**Problem requirements:**
Output all the material that follows, exactly as given.

**Recorded data:**
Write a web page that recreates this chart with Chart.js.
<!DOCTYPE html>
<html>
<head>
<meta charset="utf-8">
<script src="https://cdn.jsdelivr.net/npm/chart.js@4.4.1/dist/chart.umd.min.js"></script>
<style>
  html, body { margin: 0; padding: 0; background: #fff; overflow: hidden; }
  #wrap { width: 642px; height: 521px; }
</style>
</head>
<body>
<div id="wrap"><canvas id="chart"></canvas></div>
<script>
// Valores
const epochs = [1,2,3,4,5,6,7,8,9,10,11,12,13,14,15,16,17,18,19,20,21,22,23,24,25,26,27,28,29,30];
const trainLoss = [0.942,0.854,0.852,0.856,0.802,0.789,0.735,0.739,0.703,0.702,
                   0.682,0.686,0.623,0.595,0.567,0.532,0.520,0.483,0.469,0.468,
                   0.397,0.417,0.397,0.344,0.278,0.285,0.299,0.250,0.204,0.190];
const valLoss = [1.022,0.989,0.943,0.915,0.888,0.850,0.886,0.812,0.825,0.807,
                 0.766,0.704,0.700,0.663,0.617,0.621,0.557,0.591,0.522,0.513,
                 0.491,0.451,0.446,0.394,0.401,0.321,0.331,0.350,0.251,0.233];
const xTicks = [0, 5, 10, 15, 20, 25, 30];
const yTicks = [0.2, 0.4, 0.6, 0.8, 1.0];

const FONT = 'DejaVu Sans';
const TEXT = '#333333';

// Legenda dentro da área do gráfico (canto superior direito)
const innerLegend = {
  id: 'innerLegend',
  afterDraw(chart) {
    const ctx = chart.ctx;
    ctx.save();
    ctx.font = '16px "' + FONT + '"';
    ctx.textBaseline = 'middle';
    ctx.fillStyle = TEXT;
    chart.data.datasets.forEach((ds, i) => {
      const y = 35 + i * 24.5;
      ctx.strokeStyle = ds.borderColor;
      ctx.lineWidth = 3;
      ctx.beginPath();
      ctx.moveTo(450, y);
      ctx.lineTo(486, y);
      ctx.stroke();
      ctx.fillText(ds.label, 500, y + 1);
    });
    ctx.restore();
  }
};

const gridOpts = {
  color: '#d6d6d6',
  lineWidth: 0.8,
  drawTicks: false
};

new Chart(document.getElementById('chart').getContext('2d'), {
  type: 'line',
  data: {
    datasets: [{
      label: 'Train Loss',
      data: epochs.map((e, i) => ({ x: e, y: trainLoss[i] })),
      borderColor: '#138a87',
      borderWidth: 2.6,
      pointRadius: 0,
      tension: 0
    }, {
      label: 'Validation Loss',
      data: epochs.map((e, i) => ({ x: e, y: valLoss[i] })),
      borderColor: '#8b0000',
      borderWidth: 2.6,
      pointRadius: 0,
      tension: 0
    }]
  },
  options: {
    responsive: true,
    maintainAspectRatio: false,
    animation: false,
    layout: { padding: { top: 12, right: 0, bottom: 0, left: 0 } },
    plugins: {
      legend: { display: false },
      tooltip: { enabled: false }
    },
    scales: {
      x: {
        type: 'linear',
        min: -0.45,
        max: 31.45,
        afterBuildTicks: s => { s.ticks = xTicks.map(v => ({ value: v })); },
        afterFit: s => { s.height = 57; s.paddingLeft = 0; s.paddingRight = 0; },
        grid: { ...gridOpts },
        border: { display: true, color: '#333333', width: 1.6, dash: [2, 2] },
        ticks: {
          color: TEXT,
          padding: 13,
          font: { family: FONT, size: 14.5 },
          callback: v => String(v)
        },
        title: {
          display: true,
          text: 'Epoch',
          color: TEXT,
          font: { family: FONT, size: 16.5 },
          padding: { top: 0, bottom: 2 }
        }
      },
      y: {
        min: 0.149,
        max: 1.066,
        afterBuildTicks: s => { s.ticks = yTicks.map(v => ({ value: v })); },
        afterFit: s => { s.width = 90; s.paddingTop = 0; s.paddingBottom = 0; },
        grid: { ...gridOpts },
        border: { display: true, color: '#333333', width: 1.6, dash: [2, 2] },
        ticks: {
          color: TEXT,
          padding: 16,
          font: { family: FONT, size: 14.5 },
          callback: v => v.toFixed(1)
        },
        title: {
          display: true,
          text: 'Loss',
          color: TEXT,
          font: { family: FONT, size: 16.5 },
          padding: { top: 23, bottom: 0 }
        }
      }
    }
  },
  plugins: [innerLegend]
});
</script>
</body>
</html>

**Solution:**
Write a web page that recreates this chart with Chart.js.
<!DOCTYPE html>
<html>
<head>
<meta charset="utf-8">
<script src="https://cdn.jsdelivr.net/npm/chart.js@4.4.1/dist/chart.umd.min.js"></script>
<style>
  html, body { margin: 0; padding: 0; background: #fff; overflow: hidden; }
  #wrap { width: 642px; height: 521px; }
</style>
</head>
<body>
<div id="wrap"><canvas id="chart"></canvas></div>
<script>
// Valores
const epochs = [1,2,3,4,5,6,7,8,9,10,11,12,13,14,15,16,17,18,19,20,21,22,23,24,25,26,27,28,29,30];
const trainLoss = [0.942,0.854,0.852,0.856,0.802,0.789,0.735,0.739,0.703,0.702,
                   0.682,0.686,0.623,0.595,0.567,0.532,0.520,0.483,0.469,0.468,
                   0.397,0.417,0.397,0.344,0.278,0.285,0.299,0.250,0.204,0.190];
const valLoss = [1.022,0.989,0.943,0.915,0.888,0.850,0.886,0.812,0.825,0.807,
                 0.766,0.704,0.700,0.663,0.617,0.621,0.557,0.591,0.522,0.513,
                 0.491,0.451,0.446,0.394,0.401,0.321,0.331,0.350,0.251,0.233];
const xTicks = [0, 5, 10, 15, 20, 25, 30];
const yTicks = [0.2, 0.4, 0.6, 0.8, 1.0];

const FONT = 'DejaVu Sans';
const TEXT = '#333333';

// Legenda dentro da área do gráfico (canto superior direito)
const innerLegend = {
  id: 'innerLegend',
  afterDraw(chart) {
    const ctx = chart.ctx;
    ctx.save();
    ctx.font = '16px "' + FONT + '"';
    ctx.textBaseline = 'middle';
    ctx.fillStyle = TEXT;
    chart.data.datasets.forEach((ds, i) => {
      const y = 35 + i * 24.5;
      ctx.strokeStyle = ds.borderColor;
      ctx.lineWidth = 3;
      ctx.beginPath();
      ctx.moveTo(450, y);
      ctx.lineTo(486, y);
      ctx.stroke();
      ctx.fillText(ds.label, 500, y + 1);
    });
    ctx.restore();
  }
};

const gridOpts = {
  color: '#d6d6d6',
  lineWidth: 0.8,
  drawTicks: false
};

new Chart(document.getElementById('chart').getContext('2d'), {
  type: 'line',
  data: {
    datasets: [{
      label: 'Train Loss',
      data: epochs.map((e, i) => ({ x: e, y: trainLoss[i] })),
      borderColor: '#138a87',
      borderWidth: 2.6,
      pointRadius: 0,
      tension: 0
    }, {
      label: 'Validation Loss',
      data: epochs.map((e, i) => ({ x: e, y: valLoss[i] })),
      borderColor: '#8b0000',
      borderWidth: 2.6,
      pointRadius: 0,
      tension: 0
    }]
  },
  options: {
    responsive: true,
    maintainAspectRatio: false,
    animation: false,
    layout: { padding: { top: 12, right: 0, bottom: 0, left: 0 } },
    plugins: {
      legend: { display: false },
      tooltip: { enabled: false }
    },
    scales: {
      x: {
        type: 'linear',
        min: -0.45,
        max: 31.45,
        afterBuildTicks: s => { s.ticks = xTicks.map(v => ({ value: v })); },
        afterFit: s => { s.height = 57; s.paddingLeft = 0; s.paddingRight = 0; },
        grid: { ...gridOpts },
        border: { display: true, color: '#333333', width: 1.6, dash: [2, 2] },
        ticks: {
          color: TEXT,
          padding: 13,
          font: { family: FONT, size: 14.5 },
          callback: v => String(v)
        },
        title: {
          display: true,
          text: 'Epoch',
          color: TEXT,
          font: { family: FONT, size: 16.5 },
          padding: { top: 0, bottom: 2 }
        }
      },
      y: {
        min: 0.149,
        max: 1.066,
        afterBuildTicks: s => { s.ticks = yTicks.map(v => ({ value: v })); },
        afterFit: s => { s.width = 90; s.paddingTop = 0; s.paddingBottom = 0; },
        grid: { ...gridOpts },
        border: { display: true, color: '#333333', width: 1.6, dash: [2, 2] },
        ticks: {
          color: TEXT,
          padding: 16,
          font: { family: FONT, size: 14.5 },
          callback: v => v.toFixed(1)
        },
        title: {
          display: true,
          text: 'Loss',
          color: TEXT,
          font: { family: FONT, size: 16.5 },
          padding: { top: 23, bottom: 0 }
        }
      }
    }
  },
  plugins: [innerLegend]
});
</script>
</body>
</html>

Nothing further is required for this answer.